Words: Resolution
WILLIAM EWART Gladstone's rather boring diaries come to life each New Year's Eve when he laments his misdeeds (which he keeps intriguingly vague) and hopes not to repeat them. The fact that such resolutions appear year after year suggests that he was no better at keeping them than the rest of us. Everyone knows about the frailty of resolutions. But the word 'resolution' has had a pretty slippery career itself. It has been, and still is, applied in so many situations, and in so many academic disciplines - maths, medicine, music, grammar, physics, engineering, logic (in each of which it means something different) - that it is a wonder, after so much pulling this way and that, that the word survives in any decent shape at all.

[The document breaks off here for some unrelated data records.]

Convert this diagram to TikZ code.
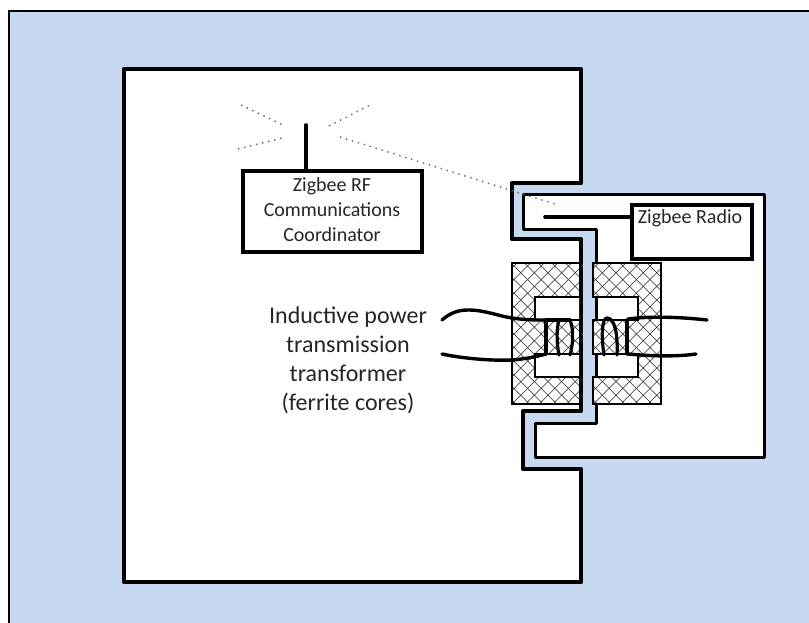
\documentclass[tikz,border=0pt]{standalone}
\usepackage{fontspec}
\setmainfont{Carlito}
\usetikzlibrary{calc}
\definecolor{bgblue}{HTML}{C6D9F1}
\definecolor{txt}{HTML}{262626}
\tikzset{
  wall/.style={draw=black,line width=4.2pt,fill=white,line join=round},
  thinwall/.style={draw=black,line width=3pt,fill=white,line join=round},
  radiobox/.style={draw=black,line width=4pt,fill=white,minimum width=#1,inner sep=0pt,outer sep=0pt},
  signal/.style={line width=1.4pt,dash pattern=on 1.4pt off 4.8pt,draw=black!60},
  stalk/.style={line width=3.6pt,line cap=round},
  wire/.style={line width=3.4pt,line cap=round},
  turn/.style={line width=3.2pt,line cap=round},
  hatch/.style={line width=0.55pt,draw=black!85},
  core/.style={draw=black,line width=1.1pt},
  smalltext/.style={text=txt,align=center,inner sep=0pt,font=\fontsize{20}{25}\selectfont},
  bigtext/.style={text=txt,align=center,inner sep=0pt,font=\fontsize{24}{29}\selectfont},
}
\newcommand{\hatchfill}[4]{%
  \fill[white] (#1,#2) rectangle (#3,#4);
  \begin{scope}
    \clip (#1,#2) rectangle (#3,#4);
    \foreach \c in {0,1,...,90}{
      \draw[hatch] (\c*13.6,100) -- (\c*13.6-400,500);
      \draw[hatch] (\c*13.6-400,100) -- (\c*13.6,500);
    }
  \end{scope}}
\begin{document}
\begin{tikzpicture}[x=1pt,y=-1pt]
\useasboundingbox (0,0) rectangle (809,623);
% background
\fill[bgblue] (9,11) rectangle (809,623);
\draw[line width=1.2pt] (9,623) -- (9,11) -- (809,11);
% base unit outline
\path[wall] (124,69) -- (581,69) -- (581,183) -- (512,183) -- (512,239) -- (581,239)
  -- (581,411) -- (523,411) -- (523,469) -- (581,469) -- (581,582) -- (124,582) -- cycle;
% plug-in module outline
\path[thinwall] (523,195) -- (764,195) -- (764,457) -- (535,457) -- (535,423) -- (596,423)
  -- (596,229) -- (523,229) -- cycle;
% blue gap between the walls
\fill[bgblue] (583.5,263) rectangle (594.5,404);
% left ferrite core
\hatchfill{512}{263}{579}{404}
\fill[white] (535,297) rectangle (579,320) (535,354) rectangle (579,377);
\draw[core] (579,263) -- (512,263) -- (512,404) -- (579,404) (579,377) -- (535,377) -- (535,354) -- (579,354)
  (579,320) -- (535,320) -- (535,297) -- (579,297);
% right ferrite core
\hatchfill{593}{263}{661}{297}
\hatchfill{593}{320}{661}{354}
\hatchfill{593}{377}{661}{404}
\hatchfill{638}{297}{661}{320}
\hatchfill{638}{354}{661}{377}
\draw[core] (593,263) -- (661,263) -- (661,404) -- (593,404) -- (593,377) -- (638,377) -- (638,354) -- (593,354) -- (593,320) -- (638,320) -- (638,297) -- (593,297) -- cycle;
% windings
\draw[wire] (442,320) .. controls (450,313) and (458,310) .. (468,310) .. controls (485,310) and (498,316) .. (512,318) .. controls (525,320) and (535,320) .. (546,320);
\draw[wire] (442,354) .. controls (460,358) and (490,361) .. (512,360) .. controls (525,359) and (535,357) .. (546,354);
\draw[wire] (628,319) .. controls (650,316) and (680,317) .. (707,320);
\draw[wire] (628,354) .. controls (650,356) and (675,357) .. (696,354);
\draw[turn] (546,320) -- (546,354);
\draw[turn] (546,320) -- (570,320);
\draw[turn] (559,320) .. controls (556,330) and (557,345) .. (559,355);
\draw[turn] (570,320) .. controls (574,330) and (573,345) .. (570,355);
\draw[turn] (604,355) .. controls (601,335) and (602,318) .. (607,318) .. controls (615,318) and (618,335) .. (617,355);
\draw[turn] (627,320) -- (627,354);
% coordinator and radio
\node[radiobox=179pt,minimum height=81pt,anchor=north west] (coord) at (243,171) {};
\node[smalltext] (coordtext) at (332,210) {Zigbee RF\\Communications\\Coordinator};
\node[radiobox=120pt,minimum height=54pt,anchor=north west] (radio) at (632,205) {};
\node[smalltext] (radiotext) at (690,218) {Zigbee Radio};
\coordinate (anttip) at (306,125);
\coordinate (anttail) at (545,217);
\draw[stalk] (anttip) -- (anttip |- coord.north);
\draw[stalk] (anttail) -- (anttail -| radio.west);
% radio signal marks
\coordinate (s1a) at (241,105); \coordinate (s1b) at (285,126);
\coordinate (s2a) at (238,149); \coordinate (s2b) at (286,137);
\coordinate (s3a) at (329,126); \coordinate (s3b) at (372,104);
\coordinate (s4a) at (340,137); \coordinate (s4b) at (558,205);
\draw[signal] (s1a) -- (s1b);
\draw[signal] (s2a) -- (s2b);
\draw[signal] (s3a) -- (s3b);
\draw[signal] (s4a) -- (s4b);
\node[bigtext] (label) at (348,360) {Inductive power\\transmission\\transformer\\(ferrite cores)};
\end{tikzpicture}
\end{document}
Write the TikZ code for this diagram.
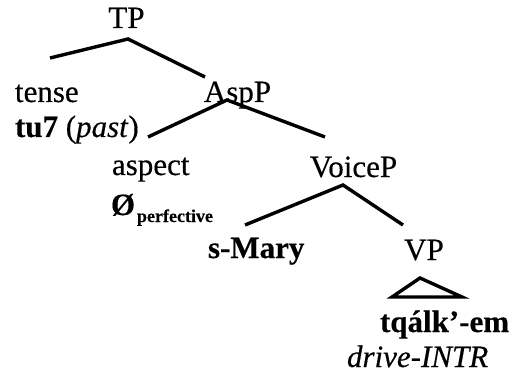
\documentclass[tikz,border=0pt]{standalone}
\usepackage{fontspec}
\setmainfont{Liberation Serif}[FakeBold=0.4]
\begin{document}
\begin{tikzpicture}[x=1pt,y=1pt,
  lbl/.style={inner sep=0pt,outer sep=0pt,font=\fontsize{31}{36}\selectfont},
  sub/.style={inner sep=0pt,outer sep=0pt,font=\fontsize{18}{20}\selectfont\bfseries},
  branch/.style={line width=3.4pt,line join=miter,line cap=butt}]
\useasboundingbox (0,0) rectangle (516,-374);
% labels
\node[lbl,anchor=base] (tp) at (126.5,-28) {TP};
\node[lbl,anchor=base west] (tense) at (15,-102) {tense};
\node[lbl,anchor=base] (asp) at (237.5,-102) {AspP};
\node[lbl,anchor=base west] (tu) at (15,-137) {\textbf{tu7} (\textit{past})};
\node[lbl,anchor=base west] (aspect) at (112,-175) {aspect};
\node[lbl,anchor=base west] (null) at (111,-215) {\textbf{Ø}};
\node[sub,anchor=base west] (perf) at (137,-222) {perfective};
\node[lbl,anchor=base] (voice) at (353.5,-177) {VoiceP};
\node[lbl,anchor=base west] (mary) at (208,-258) {\textbf{s-Mary}};
\node[lbl,anchor=base] (vp) at (424,-260) {VP};
\node[lbl,anchor=base west] (verb) at (380,-332) {\textbf{tqálk’-em}};
\node[lbl,anchor=base west] (gloss) at (347,-367) {\textit{drive-INTR}};
% branch points
\coordinate (tpTop) at (128,-39);
\coordinate (tpL) at (50,-58);
\coordinate (tpR) at (205,-77);
\coordinate (aspTop) at (227,-100);
\coordinate (aspL) at (148,-137);
\coordinate (aspR) at (325,-137);
\coordinate (voiceTop) at (343,-185);
\coordinate (voiceL) at (245,-225);
\coordinate (voiceR) at (403,-225);
\coordinate (triTop) at (420,-278);
\coordinate (triL) at (392,-297);
\coordinate (triR) at (462,-297);
% branches
\draw[branch] (tpL) -- (tpTop) -- (tpR);
\draw[branch] (aspL) -- (aspTop) -- (aspR);
\draw[branch] (voiceL) -- (voiceTop) -- (voiceR);
\draw[branch] (triTop) -- (triL) -- (triR) -- cycle;
\end{tikzpicture}
\end{document}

In the 14th century it could mean much the same as it did in Latin - 'dissolution' or the decay of the body in death; in the 15th, the return of a compound to its elementary parts. By the 16th it was used for the weakening of a bodily organ, but also for the solving of a doubt or difficulty - the definition that has fathered most of its unscientific meanings. Thus a resolution passed in conference or committee implies the settling of disagreements, rather in the same way that a resolution in music substitutes concord for discord, often at the end of a piece, giving a sense of troubles over: the performer looks back with a happy sense of relief, not at all like the contrition that afflicted Gladstone at the year's end.
In the abstract, 'resolution' is a fine thing. Resolute persons are not to be doubted. It is only when they say they have 'made a resolution' that you begin to question them. It may have been this slight ambivalence that led to the invention of the word 'resoluteness', which dates from as long ago as the 16th century. One doesn't hear or see it often - perhaps because it is such a clumsy word. But one can see why people thought they needed it. 'Resolution' has too many burdens to carry, particularly at this time of year.